A group of good poems. I first heard of Eavan Boland in graduate school. I thought I knew what good Irish poetry was (Yeats, Heaney, Kavanagh ). I was wrong and I am not afraid to admit it. This collection of her poetry is a group of good poems. What Boland does well is make the mythology that is present in a lot of Irish poetry accessible. Boland also adds perspective to the literary tradition of Irish verse. Her best of poetry in the collection feels more like a conversation between herself and the reader. I will read more Boland works. This collection is a good start for those who are wanting to read, comprehend, and appreciate the value of contemporary Irish poetry.
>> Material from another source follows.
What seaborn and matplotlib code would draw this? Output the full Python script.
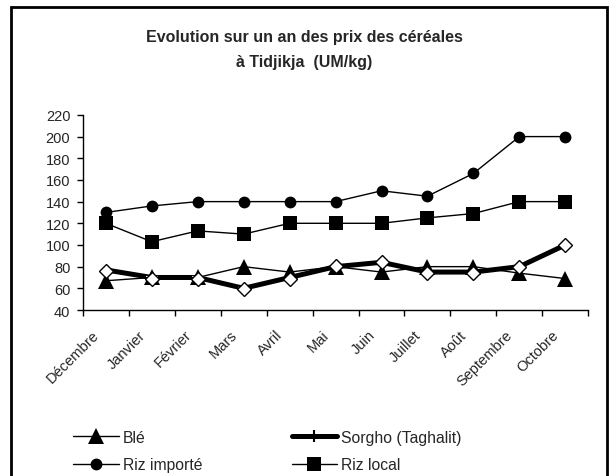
import numpy as np
import pandas as pd
import matplotlib
matplotlib.use("Agg")
import matplotlib.pyplot as plt
from matplotlib.patches import Rectangle
from matplotlib.lines import Line2D
import seaborn as sns

# Donnees
mois = ['Décembre', 'Janvier', 'Février', 'Mars', 'Avril', 'Mai',
        'Juin', 'Juillet', 'Août', 'Septembre', 'Octobre']
ble = [67, 70, 70, 80, 75, 80, 75, 80, 80, 74, 69]
sorgho = [77, 70, 70, 60, 70, 80, 84, 75, 75, 80, 100]
riz_importe = [130, 136, 140, 140, 140, 140, 150, 145, 166, 200, 200]
riz_local = [120, 103, 113, 110, 120, 120, 120, 125, 129, 140, 140]
losange = [76, 69, 69, 59, 69, 81, 84, 74, 74, 80, 100]

sns.set_style("white")
plt.rcParams['font.family'] = ['Liberation Sans', 'DejaVu Sans']

fig = plt.figure(figsize=(6.09, 4.77), dpi=100)
ax = fig.add_axes([0.136, 0.348, 0.83, 0.409])

x = np.arange(len(mois))

# styles des series
st_ble = dict(color='black', lw=1, marker='^', markersize=11, markeredgewidth=0)
st_sorgho = dict(color='black', lw=3.6, marker='+', markersize=9, markeredgewidth=1.5)
st_importe = dict(color='black', lw=1, marker='o', markersize=8.5, markeredgewidth=0)
st_local = dict(color='black', lw=1, marker='s', markersize=9.5, markeredgewidth=0)

sns.lineplot(x=x, y=sorgho, ax=ax, **st_sorgho)
sns.lineplot(x=x, y=ble, ax=ax, **st_ble)
sns.lineplot(x=x, y=riz_importe, ax=ax, **st_importe)
sns.lineplot(x=x, y=riz_local, ax=ax, **st_local)
sns.lineplot(x=x, y=losange, ax=ax, color='black', lw=1,
             marker='D', markersize=7.5, markerfacecolor='white',
             markeredgecolor='black', markeredgewidth=1)

ax.set_xlim(-0.5, len(mois) - 0.5)
ax.set_ylim(40, 220)
ax.set_yticks(range(40, 221, 20))
ax.set_xticks(np.arange(-0.5, len(mois), 1.0))
ax.set_xticklabels([])
# etiquettes des mois un peu decalees a gauche, comme dans Excel
ax.set_xticks(x - 0.3, minor=True)
ax.set_xticklabels(mois, minor=True, rotation=45, ha='right',
                   rotation_mode='anchor', fontsize=10.5)
ax.tick_params(axis='x', which='major', direction='out', length=4,
               width=1, bottom=True, color='black')
ax.tick_params(axis='x', which='minor', length=0, pad=12.5)
ax.tick_params(axis='y', direction='out', length=4, width=1, left=True,
               color='black', labelsize=10.5, pad=5)
ax.set_xlabel('')
ax.set_ylabel('')
for s in ['top', 'right']:
    ax.spines[s].set_visible(False)
for s in ['left', 'bottom']:
    ax.spines[s].set_color('black')
    ax.spines[s].set_linewidth(1)

fig.text(0.5, 0.922, 'Evolution sur un an des prix des céréales',
         ha='center', va='center', fontsize=11.5, fontweight='bold')
fig.text(0.5, 0.870, 'à Tidjikja  (UM/kg)',
         ha='center', va='center', fontsize=11.5, fontweight='bold')

leg_kw = dict(loc='upper left', frameon=False, fontsize=11.3, handlelength=2.9,
              handletextpad=0.25, labelspacing=0.8, borderpad=0,
              borderaxespad=0)
fig.legend([Line2D([], [], **st_ble), Line2D([], [], **st_importe)],
           ['Blé', 'Riz importé'], bbox_to_anchor=(0.120, 0.097), **leg_kw)
fig.legend([Line2D([], [], **st_sorgho), Line2D([], [], **st_local)],
           ['Sorgho (Taghalit)', 'Riz local'], bbox_to_anchor=(0.479, 0.097), **leg_kw)

fig.patches.append(Rectangle((11 / 609, -0.01), 596 / 609, 1 - 8 / 477 + 0.01,
                             transform=fig.transFigure, fill=False,
                             edgecolor='black', linewidth=2))

fig.savefig('out.png', dpi=100)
This is my first encounter with Eavan Boland. I was ignorant of her work until I read Martin Doyle's "Eavan Boland, leading Irish poet and champion of the female voice, dies aged 75" in 𝙏𝙝𝙚 𝙄𝙧𝙞𝙨𝙝 𝙏𝙞𝙢𝙚𝙨 from 27 April 2020 that someone had posted on Facebook. I found some of the poems in this collection very good. Others I did not fathom. Among those I liked are "A Cynic at Kilmainham Jail," "Conversations with an Inspector of Taxes about Poetry," "Suburban Woman," "Witching," "Daphne with her Thighs in Bark,""The Women," "Envoi," and "The Emigrant Irish." Give it a read and find your favorites.
Disappointing . The early poems are lifeless and sometimes incomprehensible. The poems from the Eighties are a leap forward. None equal some of her later poems like Quarantine
2011 notes: An exploration of the domesticity of women through objects, functions, and relationships in the past century. A quality of reverence as if painting a series of still lifes.
Boland is clever and erudite, and those dimensions are well-represented here, but the works in this collection seldom achieved anything I would consider poetic in terms of their emotional impact. These are traditional, formal, and overly concerned with rhyme and structure--the earlier works in particular; the later works are largely free of that.